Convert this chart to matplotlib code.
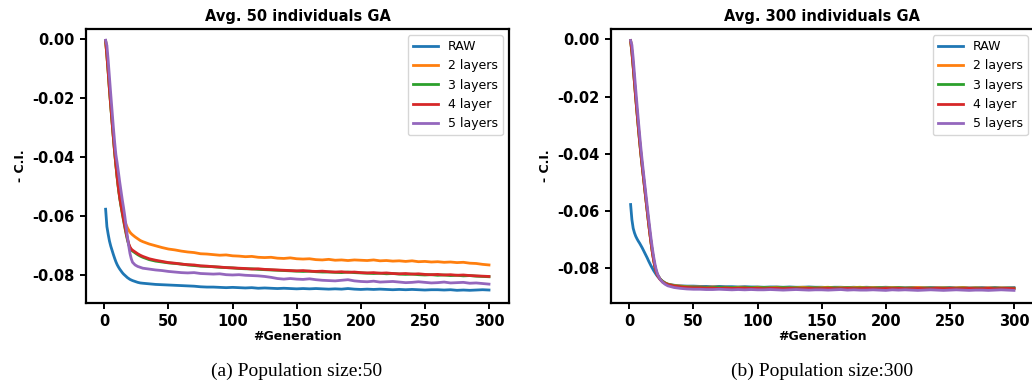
import matplotlib
matplotlib.use("Agg")
import matplotlib.pyplot as plt
import numpy as np

# Generations at which the averaged fitness was recorded
GENERATIONS = list(range(1, 23)) + [24, 26, 28, 30] + list(range(35, 301, 5))

SERIES_LABELS = ["RAW", "2 layers", "3 layers", "4 layer", "5 layers"]
SCALE = -1e-4  # values below are stored as |C.I.| in units of 1e-4

# ---- population size 50 ----
raw_50 = [577, 636, 662, 685, 702, 716, 730, 743, 755, 765, 773, 780, 786, 792, 797, 801,
          805, 809, 812, 815, 817, 819,
          822, 825, 827, 828,
          830, 832, 833, 834, 835, 836, 837, 838, 840, 841,
          841, 842, 843, 842, 843, 844, 843, 845, 844, 845,
          846, 845, 846, 847, 846, 847, 846, 847, 848, 847,
          848, 846, 848, 849, 848, 849, 848, 849, 850, 849,
          850, 849, 850, 851, 850, 850, 851, 850, 852, 851,
          852, 851, 850, 851]
l2_50 = [6, 55, 110, 170, 225, 278, 330, 380, 425, 468, 505, 537, 563, 585, 603, 618,
         630, 640, 648, 655, 660, 664,
         671, 677, 683, 687,
         695, 701, 707, 712, 715, 719, 722, 724, 728, 729,
         731, 733, 732, 735, 736, 738, 737, 740, 741, 740,
         743, 744, 742, 745, 746, 745, 748, 749, 747, 750,
         749, 751, 749, 750, 751, 749, 752, 751, 753, 752,
         754, 752, 755, 754, 756, 755, 757, 756, 758, 757,
         760, 761, 764, 766]
l3_50 = [6, 56, 112, 173, 228, 281, 333, 383, 428, 470, 508, 540, 567, 592, 616, 639,
         661, 681, 697, 708, 715, 719,
         725, 731, 736, 740,
         748, 753, 756, 759, 761, 763, 766, 768, 770, 771,
         772, 774, 775, 776, 778, 779, 779, 781, 782, 783,
         784, 785, 786, 787, 788, 787, 789, 790, 790, 791,
         792, 790, 792, 793, 794, 795, 794, 796, 795, 797,
         798, 797, 799, 800, 799, 801, 800, 802, 801, 803,
         802, 804, 805, 806]
l4_50 = [6, 55, 110, 170, 225, 278, 330, 380, 425, 468, 505, 537, 563, 588, 612, 635,
         657, 677, 694, 705, 712, 716,
         722, 728, 733, 737,
         745, 750, 754, 758, 760, 763, 765, 766, 769, 770,
         772, 773, 775, 776, 777, 778, 780, 779, 781, 782,
         783, 784, 785, 786, 785, 787, 788, 787, 789, 790,
         789, 791, 790, 792, 793, 792, 794, 793, 795, 796,
         795, 797, 796, 798, 799, 798, 800, 799, 801, 800,
         802, 803, 804, 805]
l5_50 = [4, 22, 72, 130, 187, 242, 297, 348, 392, 420, 452, 485, 515, 545, 572, 602,
         636, 670, 701, 727, 745, 757,
         766, 771, 774, 777,
         780, 783, 785, 788, 790, 792, 793, 792, 795, 796,
         797, 796, 799, 800, 799, 801, 802, 803, 805, 808,
         812, 814, 812, 814, 815, 813, 816, 818, 819, 820,
         818, 816, 820, 822, 823, 821, 824, 823, 822, 824,
         826, 825, 823, 825, 827, 826, 824, 827, 826, 825,
         828, 827, 829, 831]

# ---- population size 300 ----
raw_300 = [577, 630, 660, 676, 688, 697, 705, 712, 720, 728, 737, 746, 755, 764, 774, 783,
           792, 800, 808, 815, 822, 828,
           838, 845, 851, 855,
           859, 861, 862, 862, 863, 863, 864, 863, 864, 864,
           865, 864, 865, 865, 866, 865, 865, 866, 865, 866,
           866, 865, 866, 866, 867, 866, 866, 867, 866, 867,
           866, 867, 867, 866, 867, 867, 868, 867, 867, 868,
           867, 867, 868, 867, 868, 867, 868, 868, 867, 868,
           867, 868, 868, 867]
l2_300 = [5, 42, 92, 147, 202, 253, 303, 352, 398, 440, 480, 520, 560, 600, 640, 678,
          713, 745, 772, 795, 812, 823,
          837, 846, 851, 855,
          860, 862, 864, 865, 865, 866, 865, 866, 866, 867,
          866, 866, 867, 866, 867, 867, 866, 867, 868, 867,
          866, 867, 868, 867, 866, 868, 867, 868, 867, 866,
          868, 867, 868, 868, 867, 868, 869, 868, 867, 868,
          869, 868, 868, 869, 868, 867, 869, 868, 869, 868,
          869, 868, 869, 869]
l3_300 = [5, 46, 97, 152, 207, 258, 308, 357, 402, 443, 483, 523, 563, 602, 641, 678,
          712, 744, 771, 794, 811, 823,
          837, 846, 852, 856,
          861, 864, 865, 866, 866, 867, 867, 866, 867, 867,
          868, 867, 867, 868, 867, 868, 868, 867, 868, 868,
          869, 868, 868, 869, 868, 868, 869, 868, 869, 868,
          869, 869, 868, 869, 869, 868, 869, 869, 870, 869,
          869, 870, 869, 869, 870, 869, 870, 869, 870, 870,
          869, 870, 869, 870]
l4_300 = [5, 44, 95, 150, 205, 256, 306, 355, 400, 442, 482, 522, 562, 601, 641, 679,
          713, 745, 773, 796, 813, 825,
          839, 848, 853, 857,
          862, 865, 867, 868, 868, 869, 869, 870, 869, 870,
          870, 869, 870, 870, 871, 870, 870, 871, 870, 871,
          871, 870, 871, 871, 870, 871, 871, 870, 871, 871,
          870, 871, 871, 870, 871, 870, 871, 871, 870, 871,
          871, 870, 871, 870, 871, 871, 870, 871, 871, 870,
          871, 871, 870, 871]
l5_300 = [4, 20, 66, 121, 176, 229, 281, 331, 379, 423, 464, 504, 544, 584, 623, 661,
          698, 731, 760, 785, 805, 820,
          838, 849, 856, 861,
          867, 870, 872, 873, 873, 874, 874, 873, 874, 875,
          874, 875, 874, 875, 875, 874, 875, 876, 875, 874,
          875, 876, 875, 875, 876, 875, 874, 876, 875, 876,
          876, 875, 876, 877, 875, 876, 875, 876, 877, 876,
          875, 876, 877, 876, 875, 876, 877, 876, 876, 877,
          876, 875, 876, 877]

PANELS = [
    dict(title="Avg. 50 individuals GA", caption="(a) Population size:50",
         series=[raw_50, l2_50, l3_50, l4_50, l5_50], ylim=(-0.0895, 0.0034),
         rect=[86, 29, 423, 274], cap_x=297),
    dict(title="Avg. 300 individuals GA", caption="(b) Population size:300",
         series=[raw_300, l2_300, l3_300, l4_300, l5_300], ylim=(-0.0921, 0.0036),
         rect=[611, 29, 423, 274], cap_x=822),
]

W, H = 1032, 385
fig = plt.figure(figsize=(W / 100, H / 100), dpi=100)
colors = plt.rcParams["axes.prop_cycle"].by_key()["color"]

for p in PANELS:
    x0, y0, w, h = p["rect"]
    ax = fig.add_axes([x0 / W, (H - y0 - h) / H, w / W, h / H])
    gens = np.array(GENERATIONS)
    for vals, label, c in zip(p["series"], SERIES_LABELS, colors):
        ax.plot(gens, np.array(vals) * SCALE, color=c, lw=2, label=label)
    ax.set_xlim(-14.3, 315.6)
    ax.set_ylim(*p["ylim"])
    ax.set_xticks([0, 50, 100, 150, 200, 250, 300])
    ax.set_yticks([0.0, -0.02, -0.04, -0.06, -0.08])
    ax.yaxis.set_major_formatter(matplotlib.ticker.FormatStrFormatter("%.2f"))
    for s in ax.spines.values():
        s.set_linewidth(1.6)
    ax.tick_params(width=1.4, length=4.5, labelsize=10.5)
    for t in ax.get_xticklabels() + ax.get_yticklabels():
        t.set_fontweight("bold")
    ax.set_title(p["title"], fontsize=10.5, fontweight="bold", pad=6)
    ax.set_xlabel("#Generation", fontsize=9, fontweight="bold", labelpad=0.5)
    ax.set_ylabel("- C.I.", fontsize=9, fontweight="bold")
    ax.legend(loc="upper right", fontsize=9)
    fig.text(p["cap_x"] / W, (H - 371) / H, p["caption"], ha="center", va="center",
             fontsize=14, family="Liberation Serif")

fig.savefig("out.png", dpi=100)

**TASK OBJECTIVE**. Begin at the first line of the data above and repeat each line exactly, stopping after the line containing "SCALE = -1e-4". Omit the pictures.

**THE OUTPUT**.
Convert this chart to matplotlib code.
import matplotlib
matplotlib.use("Agg")
import matplotlib.pyplot as plt
import numpy as np

# Generations at which the averaged fitness was recorded
GENERATIONS = list(range(1, 23)) + [24, 26, 28, 30] + list(range(35, 301, 5))

SERIES_LABELS = ["RAW", "2 layers", "3 layers", "4 layer", "5 layers"]
SCALE = -1e-4  # values below are stored as |C.I.| in units of 1e-4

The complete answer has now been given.